Step 7 – Celebrate success!

If you follow this guide, stick to the plan you set for yourself and keep working hard, you’ll have achieved your goal! At the end of the year, to really help you see all that you’ve accomplished, little and big, conduct an Annual Review (here’s the guide I wrote about those).

And you know what, even if you haven’t completed your goals or stuck to your plan – even if there are some steps left undone, or you gave up mid-year, or the goal didn’t turn out quite the way you’d hoped – you’ve done MORE than you did before! You’ve accomplished something! You’ve also learned something about yourself and made an effort to improve your life.

And that’s no small feat.

Every goal is a big goal

I created Clever Cactus on the theory that every goal is important. It feels a bit like the world puts pressure on us to have these ginormous dreams – to be entrepreneurs, to write the next best-selling novel, to make six-figures at our job … You get the picture.

Thing is, bigger isn’t always better. And not everyone wants to focus on creative or career stuff. A lot of people want to experiences. They want to live their life with a smile on their face and happiness in their hearts.
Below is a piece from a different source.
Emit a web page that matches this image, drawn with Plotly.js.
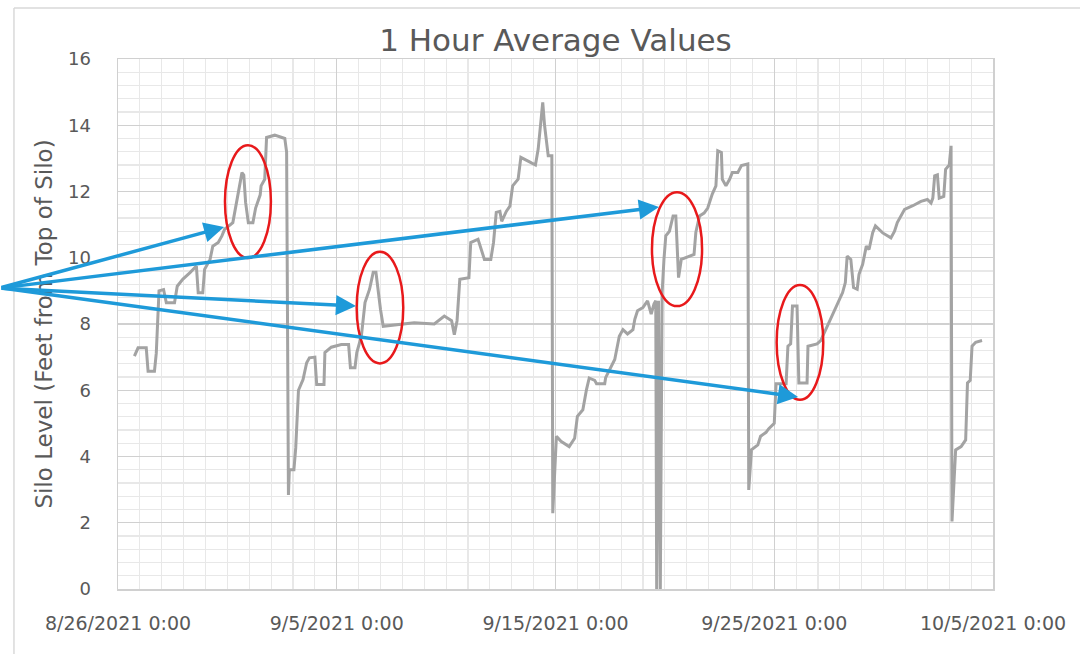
<!DOCTYPE html>
<html>
<head>
<meta charset="utf-8">
<script src="https://cdn.plot.ly/plotly-3.0.1.min.js"></script>
<style>
  html, body { margin: 0; padding: 0; background: #ffffff; }
  #chart { width: 1080px; height: 654px; }
</style>
</head>
<body>
<div id="chart"></div>
<script>
// ---- Data (1 hour average silo level) ----
const times = [
"2021-08-26 18:00","2021-08-26 22:00","2021-08-27 07:00","2021-08-27 09:00","2021-08-27 16:00","2021-08-27 18:00","2021-08-27 21:00",
"2021-08-28 02:00","2021-08-28 05:00","2021-08-28 14:00","2021-08-28 17:00","2021-08-28 23:00","2021-08-29 07:00","2021-08-29 14:00",
"2021-08-29 16:00","2021-08-29 21:00","2021-08-29 23:00","2021-08-30 05:00","2021-08-30 08:00","2021-08-30 14:00","2021-08-30 18:00",
"2021-08-30 21:00","2021-08-31 06:00","2021-08-31 10:00","2021-08-31 16:00","2021-08-31 18:00","2021-08-31 20:00","2021-08-31 23:00",
"2021-09-01 04:00","2021-09-01 07:00","2021-09-01 12:00","2021-09-01 13:00","2021-09-01 17:00","2021-09-01 19:00","2021-09-02 04:00",
"2021-09-02 15:00","2021-09-02 17:00","2021-09-02 19:00","2021-09-02 20:00","2021-09-03 01:00","2021-09-03 03:00","2021-09-03 06:00",
"2021-09-03 11:00","2021-09-03 15:00","2021-09-03 18:00","2021-09-04 00:00","2021-09-04 02:00","2021-09-04 10:00","2021-09-04 11:00",
"2021-09-04 18:00","2021-09-05 05:00","2021-09-05 13:00","2021-09-05 15:00","2021-09-05 20:00","2021-09-05 22:00","2021-09-06 03:00",
"2021-09-06 07:00","2021-09-06 12:00","2021-09-06 16:00","2021-09-06 19:00","2021-09-06 22:00","2021-09-07 00:00","2021-09-07 03:00",
"2021-09-07 23:00","2021-09-08 13:00","2021-09-09 11:00","2021-09-09 22:00","2021-09-10 06:00","2021-09-10 09:00","2021-09-10 12:00",
"2021-09-10 15:00","2021-09-11 01:00","2021-09-11 03:00","2021-09-11 11:00","2021-09-11 18:00","2021-09-12 01:00","2021-09-12 04:00",
"2021-09-12 07:00","2021-09-12 11:00","2021-09-12 13:00","2021-09-12 18:00","2021-09-12 22:00","2021-09-13 01:00","2021-09-13 07:00",
"2021-09-13 10:00","2021-09-13 19:00","2021-09-14 02:00","2021-09-14 05:00","2021-09-14 08:00","2021-09-14 10:00","2021-09-14 12:00",
"2021-09-14 14:00","2021-09-14 16:00","2021-09-14 20:00","2021-09-14 21:00","2021-09-15 01:00","2021-09-15 06:00","2021-09-15 15:00",
"2021-09-15 21:00","2021-09-16 00:00","2021-09-16 06:00","2021-09-16 10:00","2021-09-16 13:00","2021-09-16 19:00","2021-09-16 21:00",
"2021-09-17 06:00","2021-09-17 07:00","2021-09-17 17:00","2021-09-17 22:00","2021-09-18 02:00","2021-09-18 07:00","2021-09-18 13:00",
"2021-09-18 15:00","2021-09-18 18:00","2021-09-19 00:00","2021-09-19 05:00","2021-09-19 09:00","2021-09-19 12:00","2021-09-19 14:00",
"2021-09-19 15:00","2021-09-19 17:00","2021-09-19 19:00","2021-09-19 21:00","2021-09-19 23:00","2021-09-20 01:00","2021-09-20 05:00",
"2021-09-20 09:00","2021-09-20 12:00","2021-09-20 15:00","2021-09-20 18:00","2021-09-21 08:00","2021-09-21 10:00","2021-09-21 14:00",
"2021-09-21 19:00","2021-09-21 23:00","2021-09-22 04:00","2021-09-22 08:00","2021-09-22 10:00","2021-09-22 14:00","2021-09-22 15:00",
"2021-09-22 19:00","2021-09-22 23:00","2021-09-23 02:00","2021-09-23 08:00","2021-09-23 12:00","2021-09-23 19:00","2021-09-23 20:00",
"2021-09-23 23:00","2021-09-24 06:00","2021-09-24 09:00","2021-09-24 15:00","2021-09-24 18:00","2021-09-25 00:00","2021-09-25 02:00",
"2021-09-25 13:00","2021-09-25 15:00","2021-09-25 18:00","2021-09-25 20:00","2021-09-26 01:00","2021-09-26 03:00","2021-09-26 12:00",
"2021-09-26 13:00","2021-09-26 23:00","2021-09-27 03:00","2021-09-27 10:00","2021-09-27 16:00","2021-09-27 23:00","2021-09-28 03:00",
"2021-09-28 06:00","2021-09-28 08:00","2021-09-28 12:00","2021-09-28 15:00","2021-09-28 19:00","2021-09-28 21:00","2021-09-29 01:00",
"2021-09-29 05:00","2021-09-29 08:00","2021-09-29 12:00","2021-09-29 15:00","2021-09-29 23:00","2021-09-30 08:00","2021-09-30 12:00",
"2021-09-30 15:00","2021-09-30 19:00","2021-09-30 23:00","2021-10-01 08:00","2021-10-01 17:00","2021-10-02 00:00","2021-10-02 04:00",
"2021-10-02 06:00","2021-10-02 08:00","2021-10-02 11:00","2021-10-02 13:00","2021-10-02 18:00","2021-10-02 20:00","2021-10-03 00:00",
"2021-10-03 02:00","2021-10-03 03:00","2021-10-03 07:00","2021-10-03 13:00","2021-10-03 18:00","2021-10-03 20:00","2021-10-03 23:00",
"2021-10-04 01:00","2021-10-04 05:00","2021-10-04 12:00"
];
const level = [
7.03,7.28,7.28,6.57,6.57,7.12,9.0,
9.04,8.64,8.64,9.14,9.35,9.55,9.75,
8.94,8.94,9.65,9.95,10.35,10.46,10.66,
10.86,11.06,11.67,12.57,12.5,11.67,11.06,
11.06,11.5,11.9,12.17,12.37,13.63,13.7,
13.6,13.19,2.84,3.6,3.6,4.26,6.0,
6.32,6.83,6.98,7.0,6.17,6.17,7.14,
7.3,7.38,7.38,6.68,6.68,7.14,7.63,
8.65,9.05,9.56,9.56,8.85,8.44,7.93,
8.0,8.04,8.0,8.24,8.1,7.68,8.1,
9.35,9.4,10.46,10.56,9.95,9.95,10.46,
11.37,11.4,11.1,11.4,11.56,12.17,12.37,
13.03,12.9,12.8,13.28,14.19,14.69,14.0,
13.5,13.08,13.08,2.29,4.61,4.46,4.3,
4.55,5.21,5.41,6.02,6.37,6.3,6.2,
6.2,6.38,6.93,7.63,7.83,7.7,7.83,
8.14,8.4,8.5,8.7,8.3,8.6,8.7,
0,8.7,0,8.95,9.95,10.66,10.8,
11.26,11.26,9.4,9.95,10.1,10.77,11.26,
11.35,11.5,11.92,12.17,13.23,13.18,12.37,
12.17,12.37,12.57,12.57,12.78,12.83,2.99,
4.2,4.35,4.61,4.73,4.84,5.0,6.2,
6.2,7.33,7.4,8.54,8.54,6.22,6.22,
7.33,7.4,7.5,7.93,8.3,8.74,8.95,
9.25,10.05,9.95,9.1,9.05,9.5,9.8,
10.35,10.25,10.76,10.96,10.75,10.6,10.8,
11.06,11.26,11.46,11.57,11.7,11.76,11.65,
11.8,12.47,12.5,11.8,11.85,12.67,12.8,
13.38,2.04,4.2,4.3,4.5,6.22,6.3,
7.33,7.45,7.5
];

// Axis ticks
const xTicks = ["2021-08-26","2021-09-05","2021-09-15","2021-09-25","2021-10-05"];
const yTicks = [0, 2, 4, 6, 8, 10, 12, 14, 16];

// Highlight ellipses (day offsets from 8/26 and silo level bounds)
const ellipseDay0 = [4.89, 10.91, 24.41, 30.11];
const ellipseDay1 = [6.99, 13.04, 26.70, 32.24];
const ellipseLo   = [9.99, 6.81, 8.54, 5.71];
const ellipseHi   = [13.40, 10.18, 11.98, 9.18];

// Arrow tips (day offset, level) and tail offsets in pixels
const arrowDay = [4.85, 24.73, 10.88, 31.09];
const arrowLvl = [10.93, 11.53, 8.54, 5.80];
const arrowAx  = [-256, -691, -388, -830];
const arrowAy  = [61, 81, -18, -109];

const base = Date.UTC(2021, 7, 26);
const dayMs = 86400000;
const toDate = d => base + d * dayMs;

const shapes = [];
for (let i = 0; i < ellipseDay0.length; i++) {
  shapes.push({
    type: 'circle', xref: 'x', yref: 'y',
    x0: toDate(ellipseDay0[i]), x1: toDate(ellipseDay1[i]),
    y0: ellipseLo[i], y1: ellipseHi[i],
    line: {color: '#e8191b', width: 2.5}
  });
}
// Chart outer frame (left and top edges)
shapes.push({type: 'line', xref: 'paper', yref: 'paper', x0: -0.1189, x1: -0.1189, y0: 1.0962, y1: -0.2, line: {color: '#d9d9d9', width: 1.5}, layer: 'below'});
shapes.push({type: 'line', xref: 'paper', yref: 'paper', x0: -0.1189, x1: 1.2, y0: 1.0962, y1: 1.0962, line: {color: '#d9d9d9', width: 1.5}, layer: 'below'});

const annotations = [];
for (let i = 0; i < arrowDay.length; i++) {
  annotations.push({
    x: toDate(arrowDay[i]), y: arrowLvl[i], xref: 'x', yref: 'y',
    ax: arrowAx[i], ay: arrowAy[i], axref: 'pixel', ayref: 'pixel',
    text: '', showarrow: true, arrowhead: 2, arrowsize: 1.15, arrowwidth: 3.5,
    arrowcolor: '#1e9ad9', standoff: 0
  });
}

const trace = {
  x: times, y: level, type: 'scatter', mode: 'lines',
  line: {color: '#a3a3a3', width: 3},
  hoverinfo: 'skip'
};

const textColor = '#595959';
const layout = {
  width: 1080, height: 654,
  margin: {l: 118, r: 87, t: 59, b: 65},
  paper_bgcolor: '#ffffff', plot_bgcolor: '#ffffff',
  showlegend: false,
  font: {family: 'DejaVu Sans, Open Sans, sans-serif', color: textColor},
  title: {
    text: '1 Hour Average Values',
    font: {family: 'DejaVu Sans, sans-serif', size: 31, color: textColor},
    x: 0.5, xref: 'paper', xanchor: 'center',
    y: 0.938, yref: 'container', yanchor: 'middle'
  },
  xaxis: {
    type: 'date',
    range: [xTicks[0], xTicks[xTicks.length - 1]],
    tickmode: 'array', tickvals: xTicks,
    tickformat: '%-m/%-d/%Y %-H:%M',
    tickfont: {size: 19, color: textColor},
    ticks: 'outside', ticklen: 17, tickcolor: 'rgba(0,0,0,0)',
    showgrid: true, gridcolor: '#d0d0d0', gridwidth: 1.3,
    minor: {dtick: dayMs, showgrid: true, gridcolor: '#e8e8e8', gridwidth: 1.2, ticks: ''},
    showline: true, linecolor: '#d0d0d0', linewidth: 1.5, mirror: true,
    zeroline: false, fixedrange: true
  },
  yaxis: {
    range: [0, 16],
    tickmode: 'array', tickvals: yTicks,
    tickfont: {size: 18, color: textColor},
    ticks: 'outside', ticklen: 22, tickcolor: 'rgba(0,0,0,0)',
    showgrid: true, gridcolor: '#d0d0d0', gridwidth: 1.3,
    minor: {dtick: 0.4, showgrid: true, gridcolor: '#e8e8e8', gridwidth: 1.2, ticks: ''},
    showline: true, linecolor: '#d0d0d0', linewidth: 1.5, mirror: true,
    zeroline: false, fixedrange: true,
    title: {text: 'Silo Level (Feet from Top of Silo)', font: {size: 23, color: textColor}, standoff: 9}
  },
  shapes: shapes,
  annotations: annotations
};

Plotly.newPlot('chart', [trace], layout, {staticPlot: true, displayModeBar: false});
</script>
</body>
</html>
So-called smaller goals – regular chats with friends or family, treating yourself to something nice once a month, vowing to go to the spa for a massage more often, trying to eat less of the food that makes your stomach go “blarg” – these might sound less… I dunno, impressive? But they have a huge impact on our quality of life.

I hope you’ll use this guide to set yourself up for success when it comes to career, creative and convoluted goals. And I also hope you’ll use this guide to set yourself up for success when it comes to enriching your life with smaller, equally-as-rewarding lifestyle changes. Reach out in the comments below or via our contact page if you have any questions about setting goals and staying on track to achieve your dreams.

This one step – choosing a goal and sticking to it – changes everything.